While Sadie is remembering her grandmother and the painting, Bertie knocks on her door and enters. He has one of Sadie’s old puzzle books, which she had meticulously completed in that first year she came to live with her grandparents. It is a reminder of her tenacity and intelligence. Bertie leaves the book for her and exits.

Sadie awakens from her sleep just at the point when her recurring dream about “the little girl backlit in the doorway, holding out her hands and calling for her mother” resurfaces (53). She now knows what to do with the envelope. She gets up and writes on the envelope: “No longer at this address. Return to sender.” The epiphany is a great relief. Sadie feels that she can now relax and return to work.

In the morning, Sadie calls her partner Donald and informs him that she’s ready to come back. Donald tells her that the deal was that she take a month off. It has only been a week. He won’t let her return. Sadie is frustrated. She goes to the local library. She is surprised by a window advertisement for mystery novels by A. C. Edevane. It is only now that Sadie realizes the connection between the novelist and the name Louise mentioned when discussing the abandoned house in the woods. Sadie asks for the librarian’s help in gathering information about the house and the librarian’s recommendation for one of A. C. Edevane’s novels.

Chapters 1-5 Analysis

The very first chapter opens up with a mystery and a question: Who is hiding what, where, and why?
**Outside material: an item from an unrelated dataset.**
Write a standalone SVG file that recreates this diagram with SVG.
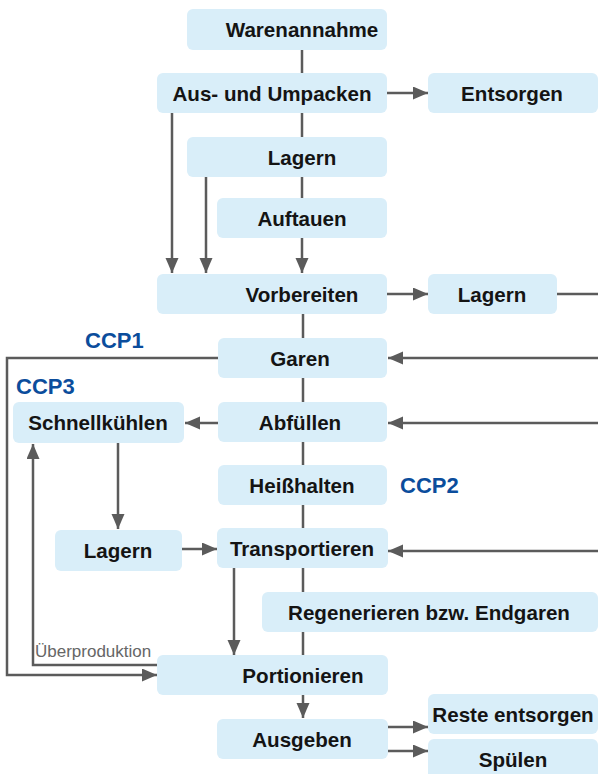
<svg xmlns="http://www.w3.org/2000/svg" width="598" height="774" viewBox="0 0 598 774">
<style>
.b{fill:#d9eef9}
.t{font-family:"Liberation Sans",Arial,sans-serif;font-weight:bold;font-size:20.6px;fill:#141414;text-anchor:middle}
.c{font-family:"Liberation Sans",Arial,sans-serif;font-weight:bold;font-size:22px;fill:#0b4d9c}
.l{fill:none;stroke:#5b5b5b;stroke-width:2.5}
.a{marker-end:url(#ah)}
.u{font-family:"Liberation Sans",Arial,sans-serif;font-size:17px;fill:#666}
</style>
<defs>
<marker id="ah" markerUnits="userSpaceOnUse" markerWidth="16" markerHeight="14" refX="15" refY="6.5" orient="auto">
<path d="M0,0 L15,6.5 L0,13 z" fill="#5b5b5b"/>
</marker>
</defs>
<rect width="598" height="774" fill="#fff"/>
<g id="connectors">
<path class="l" d="M302,50V73"/>
<path class="l" d="M302,113V137"/>
<path class="l" d="M302,177V198"/>
<path class="l a" d="M302,238V273"/>
<path class="l a" d="M172,113V273"/>
<path class="l a" d="M206,177V273"/>
<path class="l a" d="M387,93H428"/>
<path class="l a" d="M387,294H428"/>
<path class="l" d="M557,294H598"/>
<path class="l a" d="M598,358H388"/>
<path class="l a" d="M218,358H7V675H157"/>
<path class="l" d="M303,314V338"/>
<path class="l" d="M303,378V402"/>
<path class="l a" d="M218,423H185"/>
<path class="l a" d="M598,423H388"/>
<path class="l" d="M303,442V465"/>
<path class="l" d="M303,505V528"/>
<path class="l a" d="M118,443V529"/>
<path class="l a" d="M182,549H217"/>
<path class="l a" d="M598,551H388"/>
<path class="l" d="M303,568V592"/>
<path class="l" d="M303,632V655"/>
<path class="l a" d="M234,568V655"/>
<path class="l a" d="M157,665H33V444"/>
<path class="l a" d="M303,695V718"/>
<path class="l a" d="M388,727H428"/>
<path class="l a" d="M388,751H428"/>
</g>
<g id="warenannahme"><rect class="b" x="187" y="9" width="200" height="41" rx="6"/><text class="t" x="302" y="37">Warenannahme</text></g>
<g id="auspacken"><rect class="b" x="157" y="73" width="230" height="40" rx="6"/><text class="t" x="272" y="101">Aus- und Umpacken</text></g>
<g id="entsorgen"><rect class="b" x="428" y="73" width="170" height="40" rx="6"/><text class="t" x="512" y="101">Entsorgen</text></g>
<g id="lagern1"><rect class="b" x="187" y="137" width="200" height="40" rx="6"/><text class="t" x="302" y="165">Lagern</text></g>
<g id="auftauen"><rect class="b" x="217" y="198" width="170" height="40" rx="6"/><text class="t" x="302" y="226">Auftauen</text></g>
<g id="vorbereiten"><rect class="b" x="157" y="274" width="230" height="40" rx="6"/><text class="t" x="302" y="302">Vorbereiten</text></g>
<g id="lagern2"><rect class="b" x="428" y="274" width="129" height="40" rx="6"/><text class="t" x="492" y="302">Lagern</text></g>
<g id="garen"><rect class="b" x="218" y="338" width="169" height="40" rx="6"/><text class="t" x="300" y="366">Garen</text></g>
<g id="schnellkuehlen"><rect class="b" x="13" y="402" width="171" height="41" rx="6"/><text class="t" x="98" y="430">Schnellkühlen</text></g>
<g id="abfuellen"><rect class="b" x="218" y="402" width="169" height="40" rx="6"/><text class="t" x="300" y="430">Abfüllen</text></g>
<g id="heisshalten"><rect class="b" x="218" y="465" width="169" height="40" rx="6"/><text class="t" x="302" y="493">Heißhalten</text></g>
<g id="lagern3"><rect class="b" x="55" y="530" width="127" height="41" rx="6"/><text class="t" x="118" y="558">Lagern</text></g>
<g id="transportieren"><rect class="b" x="217" y="528" width="171" height="40" rx="6"/><text class="t" x="302" y="556">Transportieren</text></g>
<g id="regenerieren"><rect class="b" x="262" y="592" width="336" height="40" rx="6"/><text class="t" x="429" y="620">Regenerieren bzw. Endgaren</text></g>
<g id="portionieren"><rect class="b" x="157" y="655" width="231" height="40" rx="6"/><text class="t" x="303" y="683">Portionieren</text></g>
<g id="ausgeben"><rect class="b" x="217" y="719" width="171" height="40" rx="6"/><text class="t" x="302" y="747">Ausgeben</text></g>
<g id="reste"><rect class="b" x="428" y="694" width="170" height="40" rx="6"/><text class="t" x="513" y="722">Reste entsorgen</text></g>
<g id="spuelen"><rect class="b" x="428" y="739" width="170" height="40" rx="6"/><text class="t" x="513" y="767">Spülen</text></g>
<g id="labels">
<text class="c" x="85" y="348">CCP1</text>
<text class="c" x="16" y="394">CCP3</text>
<text class="c" x="400" y="493">CCP2</text>
<text class="u" x="35" y="657">Überproduktion</text>
</g>
</svg>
It also establishes one of the novel’s multiple temporal settings, the early 1930s. Chapter 3 establishes the second time frame, 2003.

Shortly after, Sadie Sparrow is introduced as a detective from London, and the reader is alerted to the possibility that a crime will be discovered and later solved. However, the reader is already privy to information that Sadie is not. In Chapter 2, the name of the house is given (Loeanneth), and because of the temporal link and the setting in the woods, the reader is aware that something happened in the 1930s that has repercussions for the 2003 timeline.

In Chapter 5, a few significant literary elements are introduced. First, on Page 38 there is a reference to baby Theo and his “Moses basket.” Drawing a parallel with Theo’s basket and the one Moses’s mother built to save him from the Pharaoh’s wrath suggests that something similar may happen to Theo. This is confirmed later in the novel. A second recurring symbol is also introduced in this chapter: the print of a large oceanic wave threatening to overwhelm three boats. The significance of this symbol will be discussed later on.

Finally, it is worth mentioning that the party in Chapter 2 takes place on Midsummer’s Eve. Readers familiar with Shakespeare will notice allusions to A Midsummer Night’s Dream in later chapters.